But the deputy prime minister said the government remained committed to the policy of directly-elected commissioners for police forces across England and Wales - a flagship pledge in the Conservative Party’s manifesto which was also included in last May’s coalition agreement.
Liberal Democrat peers in the House of Lords have sought to delay the introduction of elected commissioners, with a proposal tabled by the chair of the party’s home affairs policy committee Baroness Hamwee for pilot schemes to see how the idea works in practice.
The first commissioners, with the power to hire and fire chief constables, are planned to be in place by May next year, but this deadline could be set back by as much as three years if Lady Hamwee’s proposals are accepted.

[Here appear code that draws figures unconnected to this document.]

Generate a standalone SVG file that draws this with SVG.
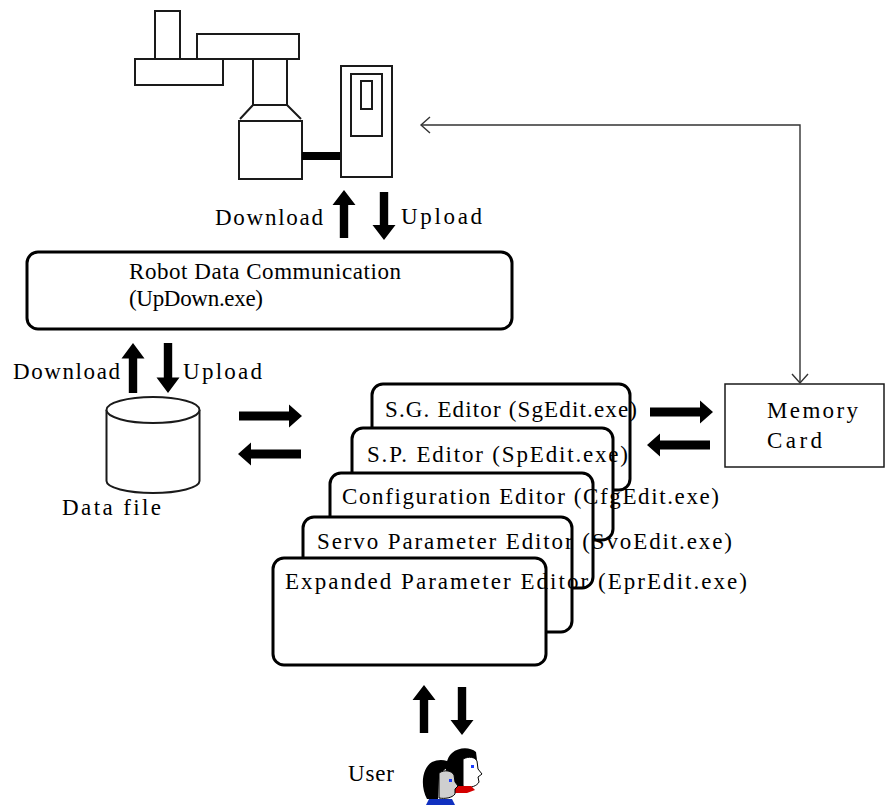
<svg xmlns="http://www.w3.org/2000/svg" width="885" height="805" viewBox="0 0 885 805">
  <style>
    text { font-family: "Liberation Serif", "Times New Roman", serif; font-size: 23px; fill: #000; }
    .line2 { fill: #fff; stroke: #1a1a1a; stroke-width: 2; }
    .box { fill: #fff; stroke: #000; stroke-width: 3; }
    .thin { fill: #fff; stroke: #1a1a1a; stroke-width: 1.5; }
    .blk { fill: #000; }
    .link { fill: none; stroke: #333; stroke-width: 1.4; }
  </style>
  <defs>
    <!-- block arrow, tip at origin, pointing up -->
    <path id="arrowUp" d="M0,0 L11.5,15 L4.2,15 L4.2,48 L-4.2,48 L-4.2,15 L-11.5,15 Z"/>
    <!-- block arrow, tip at origin, pointing right -->
    <path id="arrowRight" d="M0,0 L-13,-11.5 L-13,-4.5 L-63,-4.5 L-63,4.5 L-13,4.5 L-13,11.5 Z"/>
    <marker id="chevron" viewBox="-10 -10 12 20" refX="0" refY="0" markerWidth="12" markerHeight="20" markerUnits="userSpaceOnUse" orient="auto-start-reverse">
      <path d="M-9,-8 L0,0 L-9,8" fill="none" stroke="#333" stroke-width="1.4"/>
    </marker>
  </defs>

  <!-- SCARA robot arm and controller -->
  <g id="robot">
    <rect class="line2" x="155" y="11" width="25" height="48"/>
    <rect class="line2" x="197" y="34" width="102" height="25"/>
    <rect class="line2" x="135" y="59" width="88" height="26"/>
    <rect class="line2" x="253" y="59" width="34" height="46"/>
    <path d="M253,105 L240,119 M287,105 L301,119" fill="none" stroke="#1a1a1a" stroke-width="2"/>
    <rect class="line2" x="239" y="121" width="63" height="58"/>
    <rect class="blk" x="302" y="152" width="39" height="8"/>
  </g>
  <g id="controller">
    <rect class="line2" x="341" y="66" width="51" height="111"/>
    <rect class="line2" x="351" y="74" width="31" height="62"/>
    <rect class="line2" x="361" y="81" width="11" height="28"/>
  </g>

  <!-- communication program -->
  <g id="updown">
    <rect class="box" x="27" y="252" width="485" height="77" rx="11"/>
    <text x="129" y="279" textLength="272" lengthAdjust="spacing">Robot Data Communication</text>
    <text x="129" y="306" textLength="134" lengthAdjust="spacing">(UpDown.exe)</text>
  </g>

  <!-- data file cylinder -->
  <g id="datafile">
    <path class="line2" d="M106.5,410 L106.5,481 A46.5,12 0 0 0 199.5,481 L199.5,410"/>
    <ellipse class="line2" cx="153" cy="410" rx="46.5" ry="13"/>
    <text x="62" y="515" textLength="99" lengthAdjust="spacing">Data file</text>
  </g>

  <!-- editor stack, back to front -->
  <g id="sgedit">
    <rect class="box" x="372" y="384" width="258" height="106" rx="11"/>
    <text x="385" y="417" textLength="252" lengthAdjust="spacing">S.G. Editor (SgEdit.exe)</text>
  </g>
  <g id="spedit">
    <rect class="box" x="352" y="428" width="261" height="112" rx="11"/>
    <text x="367" y="462" textLength="261" lengthAdjust="spacing">S.P. Editor (SpEdit.exe)</text>
  </g>
  <g id="cfgedit">
    <rect class="box" x="330" y="473" width="263" height="115" rx="11"/>
    <text x="342" y="504" textLength="377" lengthAdjust="spacing">Configuration Editor (CfgEdit.exe)</text>
  </g>
  <g id="svoedit">
    <rect class="box" x="303" y="517" width="269" height="115" rx="11"/>
    <text x="317" y="549" textLength="415" lengthAdjust="spacing">Servo Parameter Editor (SvoEdit.exe)</text>
  </g>
  <g id="epredit">
    <rect class="box" x="273" y="558" width="273" height="107" rx="11"/>
    <text x="285" y="589" textLength="462" lengthAdjust="spacing">Expanded Parameter Editor (EprEdit.exe)</text>
  </g>

  <!-- memory card -->
  <g id="memorycard">
    <rect class="thin" x="725" y="384" width="159" height="83"/>
    <text x="767" y="418" textLength="91" lengthAdjust="spacing">Memory</text>
    <text x="767" y="448" textLength="55" lengthAdjust="spacing">Card</text>
  </g>

  <!-- user icon -->
  <g id="user">
    <text x="348" y="781" textLength="46" lengthAdjust="spacing">User</text>
    <path d="M451,790 C444,780 444,759 452,753 C459,747 470,747 476,752 L477,760 C471,758 466,760 464,766 L463,786 Z" fill="#000"/>
    <path d="M463,759 C469,756 475,757 477,761 L478,769 L482,774 L478,777 L479,782 C477,786 471,788 465,787 L463,786 Z" fill="#fff" stroke="#000" stroke-width="1"/>
    <rect x="471" y="765" width="3" height="3" fill="#1a3cff"/>
    <path d="M453,786 L471,786 L475,790 L467,793 L455,793 Z" fill="#d40000"/>
    <path d="M427,799 C420,786 422,768 432,762 C440,758 450,760 453,766 C447,767 441,771 439,778 L438,799 Z" fill="#000"/>
    <path d="M439,773 C445,769 452,771 454,775 L455,782 L458,786 L455,789 L455,794 C452,798 445,799 439,798 Z" fill="#cfcfcf" stroke="#000" stroke-width="1"/>
    <rect x="449" y="779" width="3" height="3" fill="#1a3cff"/>
    <path d="M429,799 L452,799 L455,805 L426,805 Z" fill="#1030c0"/>
  </g>

  <!-- connectors -->
  <g id="connectors">
    <!-- controller <-> communication program -->
    <use href="#arrowUp" x="344" y="190"/>
    <use href="#arrowUp" transform="translate(384,240) rotate(180)"/>
    <text x="215" y="225" textLength="108" lengthAdjust="spacing">Download</text>
    <text x="401" y="224" textLength="81" lengthAdjust="spacing">Upload</text>

    <!-- communication program <-> data file -->
    <use href="#arrowUp" transform="translate(133,343) scale(1,1.04)"/>
    <use href="#arrowUp" transform="translate(168,393) rotate(180) scale(1,1.04)"/>
    <text x="13" y="379" textLength="107" lengthAdjust="spacing">Download</text>
    <text x="183" y="379" textLength="79" lengthAdjust="spacing">Upload</text>

    <!-- data file <-> editors -->
    <use href="#arrowRight" x="302" y="416"/>
    <use href="#arrowRight" transform="translate(238,454) rotate(180)"/>

    <!-- editors <-> memory card -->
    <use href="#arrowRight" x="713" y="412"/>
    <use href="#arrowRight" transform="translate(647,445) rotate(180)"/>

    <!-- memory card <-> controller -->
    <path class="link" d="M421,125 L800,125 L800,383" marker-start="url(#chevron)" marker-end="url(#chevron)"/>

    <!-- editors <-> user -->
    <use href="#arrowUp" x="424" y="685"/>
    <use href="#arrowUp" transform="translate(462,735) rotate(180)"/>
  </g>
</svg>
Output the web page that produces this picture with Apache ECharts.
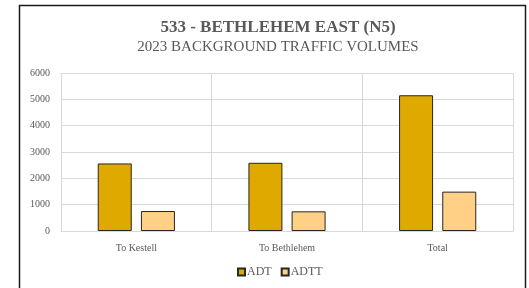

Mr Clegg said today that the coalition agreement, which includes “measures to make the police more accountable through oversight by a directly-elected individual”, was “chiselled in a tablet of stone and we will stick to it”.
But he told BBC Radio 4’s Today programme: “I have got a lot of sympathy with people who say that when you make big changes - whether in the health system, the police system or education - it is always best to work with the evidence, to work with the grain of the evidence.
“If you can pilot something in an initial period, I think most people would find that an entirely rational way of going about things.
“The implications of what Baroness Hamwee is saying is quite complex in terms of how it works in practice, but of course we are prepared to look at it.”
Lady Hamwee’s proposals were now “part of the debate” going on within government over the future of policing, he said.
“The government policy is to implement this policy,” said Mr Clegg. “How you get from A to B, whether you pilot it along the way, is something which is a perfectly legitimate area for debate.
“We haven’t collectively discussed it yet as a government.”
The idea of piloting elected commissioners has won support from the Association of Police Authorities whose deputy chair Ann Barnes said: “The risks of introducing elected police commissioners into the UK are clear – we could see politicisation, higher costs, the concentration of powers over policing with less influence for minorities and important policing priorities neglected.
“What are less clear are the benefits being claimed for this think-tank policy by its proponents.”
She said there was no evidence of public support, “but if local people wish to trial this idea, we would support that”.